Marcus looked back to the window, a feeling on the back of his neck like it was stinging just at the thought of that woman gyrating in some stranger’s lap.
“You wanna explain this interest to me?” Smithie requested.
Marcus studied the headlining stripper at Smithie’s.
Platinum hair and a lot of it. Petite frame, her ribs and waist trim to the point they were delicate, she also had slim hips and a narrow ass.
Her breasts were huge, however. Obviously augmented, nevertheless, she’d clearly had them seen to by a genius.

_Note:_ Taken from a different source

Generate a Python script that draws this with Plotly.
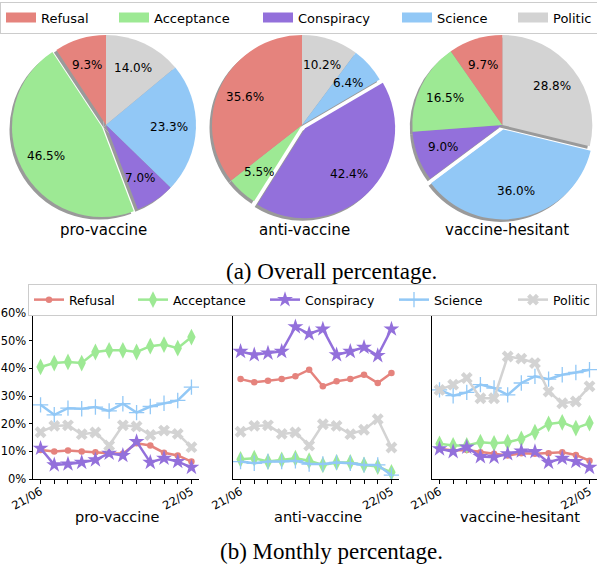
import numpy as np
import plotly.graph_objects as go

W, H = 597, 566
FONT = "DejaVu Sans"

categories = ["Refusal", "Acceptance", "Conspiracy", "Science", "Politic"]
colors = ["#E5837D", "#9DE994", "#9370DB", "#92C8F6", "#D3D3D3"]
groups = ["pro-vaccine", "anti-vaccine", "vaccine-hesitant"]

# (a) overall percentage per group (order follows categories)
overall_pro = [9.3, 46.5, 7.0, 23.3, 14.0]
overall_anti = [35.6, 5.5, 42.4, 6.4, 10.2]
overall_hesitant = [9.7, 16.5, 9.0, 36.0, 28.8]
exploded = ["Acceptance", "Conspiracy", "Science"]

# (b) monthly percentage
months = ["21/06", "21/07", "21/08", "21/09", "21/10", "21/11",
          "21/12", "22/01", "22/02", "22/03", "22/04", "22/05"]
shown_month_labels = ["21/06", "22/05"]

pro_refusal = [10.5, 9.9, 10.3, 9.9, 9.7, 9.3, 9.1, 12.9, 12.1, 9.5, 8.5, 6.3]
pro_acceptance = [40.5, 41.9, 42.3, 41.9, 45.9, 46.5, 46.5, 45.9, 48.0, 48.6, 47.3, 51.3]
pro_conspiracy = [11.1, 5.1, 5.4, 6.0, 6.9, 9.3, 8.5, 13.5, 6.0, 7.5, 6.3, 4.2]
pro_science = [26.8, 23.2, 25.6, 25.4, 26.0, 24.6, 27.2, 24.0, 26.2, 27.4, 28.4, 33.2]
pro_politic = [16.9, 19.2, 19.4, 16.2, 16.8, 12.1, 19.4, 19.0, 15.9, 17.5, 16.3, 11.5]

anti_refusal = [36.1, 35.0, 35.5, 36.1, 37.1, 39.5, 33.5, 35.3, 36.1, 37.7, 34.7, 38.3]
anti_acceptance = [7.1, 7.5, 6.3, 6.9, 7.5, 6.6, 5.1, 6.0, 6.0, 5.1, 4.5, 2.4]
anti_conspiracy = [46.1, 44.9, 45.5, 46.1, 55.0, 52.5, 54.2, 44.9, 46.1, 47.6, 44.6, 54.2]
anti_science = [6.3, 5.7, 6.3, 6.3, 6.6, 5.4, 5.4, 6.0, 5.7, 5.1, 5.1, 1.4]
anti_politic = [17.1, 19.2, 19.4, 16.3, 16.8, 12.1, 19.8, 19.2, 16.2, 17.8, 21.6, 11.4]

hes_refusal = [10.9, 10.3, 10.5, 9.7, 9.1, 8.5, 9.3, 9.1, 9.3, 9.7, 8.7, 6.6]
hes_acceptance = [12.7, 12.1, 12.1, 13.3, 12.9, 13.3, 14.5, 16.9, 19.9, 20.5, 18.4, 20.2]
hes_conspiracy = [10.9, 9.9, 11.5, 8.1, 7.9, 9.1, 10.1, 9.9, 6.0, 7.5, 6.3, 4.2]
hes_science = [32.2, 30.1, 31.3, 34.1, 32.9, 30.4, 34.7, 37.1, 36.1, 37.7, 38.5, 39.5]
hes_politic = [32.2, 34.1, 36.5, 29.2, 29.2, 44.3, 43.5, 41.9, 31.6, 27.4, 28.0, 33.5]

y_ticks = [0, 10, 20, 30, 40, 50, 60]

captions = ["(a) Overall percentage.", "(b) Monthly percentage."]

# ---------------------------------------------------------------- styles
markers = [
    dict(symbol="circle", size=6.5),
    dict(symbol="diamond-tall", size=12),
    dict(symbol="star", size=12),
    dict(symbol="cross-thin", size=11, line=dict(width=1.3)),
    dict(symbol="x", size=10.5),
]

fig = go.Figure()
annotations = []


def px2x(px):
    return px / W


def px2y(py):
    return 1 - py / H


# ---------------------------------------------------------------- pies
R = 90
PULL = 0.05
SH = 2.5  # shadow offset (px)
HALF = R * (1 + PULL)
pie_centers = [(106, 125), (302, 125), (min(506, W - HALF - 0.2), 125)]
pie_title_x = [103, 304, 507]

for vals, (cx, cy), grp, exp, tx in zip(
        [overall_pro, overall_anti, overall_hesitant], pie_centers, groups,
        exploded, pie_title_x):
    pulls = [PULL if c == exp else 0 for c in categories]

    def dom(dx, dy):
        return dict(x=[max(0, px2x(cx + dx - HALF)), min(1, px2x(cx + dx + HALF))],
                    y=[px2y(cy + dy + HALF), px2y(cy + dy - HALF)])

    # slices run counter-clockwise from 12 o'clock in category order,
    # i.e. clockwise from 12 o'clock in reversed order
    common = dict(labels=categories[::-1], values=vals[::-1], sort=False,
                  direction="clockwise", rotation=0, pull=pulls[::-1],
                  textinfo="none", showlegend=False, hoverinfo="skip")
    fig.add_trace(go.Pie(domain=dom(-SH, SH),
                         marker=dict(colors=["#9a9a9a"] * len(vals)), **common))
    fig.add_trace(go.Pie(domain=dom(0, 0),
                         marker=dict(colors=colors[::-1]), **common))

    total = sum(vals)
    cum = 0.0
    for v, p in zip(vals, pulls):
        mid = np.deg2rad(90 + 360 * (cum + v / 2) / total)
        cum += v
        ox = cx + p * R * np.cos(mid)
        oy = cy - p * R * np.sin(mid)
        lx = ox + 0.7 * R * np.cos(mid)
        ly = oy - 0.7 * R * np.sin(mid)
        annotations.append(dict(
            x=px2x(lx), y=px2y(ly), xref="paper", yref="paper",
            text=f"{v:.1f}%", showarrow=False, xanchor="center",
            yanchor="middle", font=dict(family=FONT, size=12, color="black")))
    annotations.append(dict(
        x=px2x(tx), y=px2y(230), xref="paper", yref="paper", text=grp,
        showarrow=False, xanchor="center", yanchor="middle",
        font=dict(family=FONT, size=15, color="black")))

# top legend (category patches)
top_widths = [68, 99, 94, 71, None]
for cat, col, lw in zip(categories, colors, top_widths):
    kw = dict(legendwidth=lw) if lw else {}
    fig.add_trace(go.Scatter(
        x=[None], y=[None], mode="lines", name=cat,
        line=dict(color=col, width=10), legend="legend", showlegend=True,
        xaxis="x", yaxis="y", hoverinfo="skip", **kw))

# ---------------------------------------------------------------- lines
series = [
    [pro_refusal, pro_acceptance, pro_conspiracy, pro_science, pro_politic],
    [anti_refusal, anti_acceptance, anti_conspiracy, anti_science, anti_politic],
    [hes_refusal, hes_acceptance, hes_conspiracy, hes_science, hes_politic],
]
x_domains = [(33, 199), (233, 399), (432, 597)]
line_title_x = [117, 318, 520]
y_top, y_bot = 313, 479
bottom_widths = [59, 87, 84, 74, None]

for i, (grp_series, (x0, x1)) in enumerate(zip(series, x_domains)):
    sfx = "" if i == 0 else str(i + 1)
    for j, (cat, col, mk, vals) in enumerate(zip(categories, colors, markers, grp_series)):
        mkd = dict(mk)
        mkd["color"] = col
        if "line" in mkd:
            mkd["line"] = dict(width=mkd["line"]["width"], color=col)
        kw = {}
        if i == 0 and bottom_widths[j]:
            kw["legendwidth"] = bottom_widths[j]
        fig.add_trace(go.Scatter(
            x=months, y=vals, mode="lines+markers", name=cat,
            line=dict(color=col, width=2.5), marker=mkd,
            xaxis="x" + sfx, yaxis="y" + sfx, legend="legend2",
            showlegend=(i == 0), hoverinfo="skip", **kw))

    fig.update_layout(**{
        "xaxis" + sfx: dict(
            domain=[px2x(x0), min(1, px2x(x1))], anchor="y" + sfx, type="category",
            range=[-0.55, 11.55], tickvals=months,
            ticktext=[m if m in shown_month_labels else "" for m in months],
            tickangle=-30, ticks="outside", ticklen=3.5, tickwidth=1,
            ticklabelstandoff=-3,
            tickcolor="black", showline=True, linecolor="black", linewidth=1,
            showgrid=False, zeroline=False, fixedrange=True,
            tickfont=dict(family=FONT, size=11.5, color="black")),
        "yaxis" + sfx: dict(
            domain=[px2y(y_bot), px2y(y_top)], anchor="x" + sfx,
            range=[0, 60], tickvals=y_ticks,
            ticktext=[f"{t}%" for t in y_ticks], showticklabels=(i == 0),
            ticks="outside" if i == 0 else "", ticklen=3.5, tickwidth=1,
            tickcolor="black", showline=True, linecolor="black", linewidth=1,
            showgrid=False, zeroline=False, fixedrange=True,
            tickfont=dict(family=FONT, size=11.5, color="black")),
    })
    annotations.append(dict(
        x=px2x(line_title_x[i]), y=px2y(517), xref="paper", yref="paper",
        text=groups[i], showarrow=False, xanchor="center", yanchor="middle",
        font=dict(family=FONT, size=14.5, color="black")))

# captions
for cap, cy in zip(captions, [271, 551]):
    annotations.append(dict(
        x=px2x(331), y=px2y(cy), xref="paper", yref="paper", text=cap,
        showarrow=False, xanchor="center", yanchor="middle",
        font=dict(family="Liberation Serif, Times New Roman, serif", size=23,
                  color="black")))

fig.update_layout(
    width=W, height=H, template="none",
    margin=dict(l=0, r=0, t=0, b=0),
    paper_bgcolor="white", plot_bgcolor="rgba(0,0,0,0)",
    font=dict(family=FONT, color="black"),
    hovermode=False,
    annotations=annotations,
    legend=dict(orientation="h", x=px2x(4), y=px2y(1.5), xanchor="left",
                yanchor="top", bordercolor="#cccccc", borderwidth=1,
                bgcolor="white", font=dict(family=FONT, size=13, color="black")),
    legend2=dict(orientation="h", x=px2x(34), y=px2y(284), xanchor="left",
                 yanchor="top", bordercolor="#cccccc", borderwidth=1,
                 bgcolor="white", font=dict(family=FONT, size=12.5, color="black")),
)

fig.write_html("out.html", config=dict(displayModeBar=False),
               post_script="document.body.style.margin='0';"
                           "document.body.style.overflow='hidden';")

They somehow fit her frame, worked with the rest of her, drawing attention away from her height and her slight build, which could be seen as vulnerabilities, and giving her presence, potency, power.
But her face.
Her face was stunning. Wide smile. White teeth and a good deal of them. Big eyes. Elegant nose. Soft cheekbones. All of this she highlighted with the expert use of makeup from what was clearly a gift of superior genes into something that shone like a Hollywood starlet.
A starlet of a stripper who looked a good deal like Dolly Parton, who also likely got home the night before, earliest, three in the morning, and was right then, only hours later, back on the stage helping another girl by teaching her some moves.
“Marcus, brother,” Smithie’s voice came at him. “You got a problem with the way I do business, and I give you reason to have that problem, then we have a talk. I don’t give you that reason, we don’t have conversations like this one. That’s our deal.”
Marcus listened to him while he watched Daisy talking to the other girl and then she ran across the stage, doing it gracefully in platform sandals, her stone-washed jeans tight on her ass and hips and all the way down her legs. Still, after she ran the four steps, she launched herself high, grabbing on to the pole at least three feet higher than she was, her body swinging around by just her hands.
When the swing ended, she climbed up the pole, hand over hand. Doing this quickly, taking herself up another four feet, she flipped her bottom half over, wrapping her skinny legs around the pole. She dropped back, her hair flowing down, and with her only hold on the pole being her legs, she arched her back and slid down slowly, somehow circling the pole as she did it.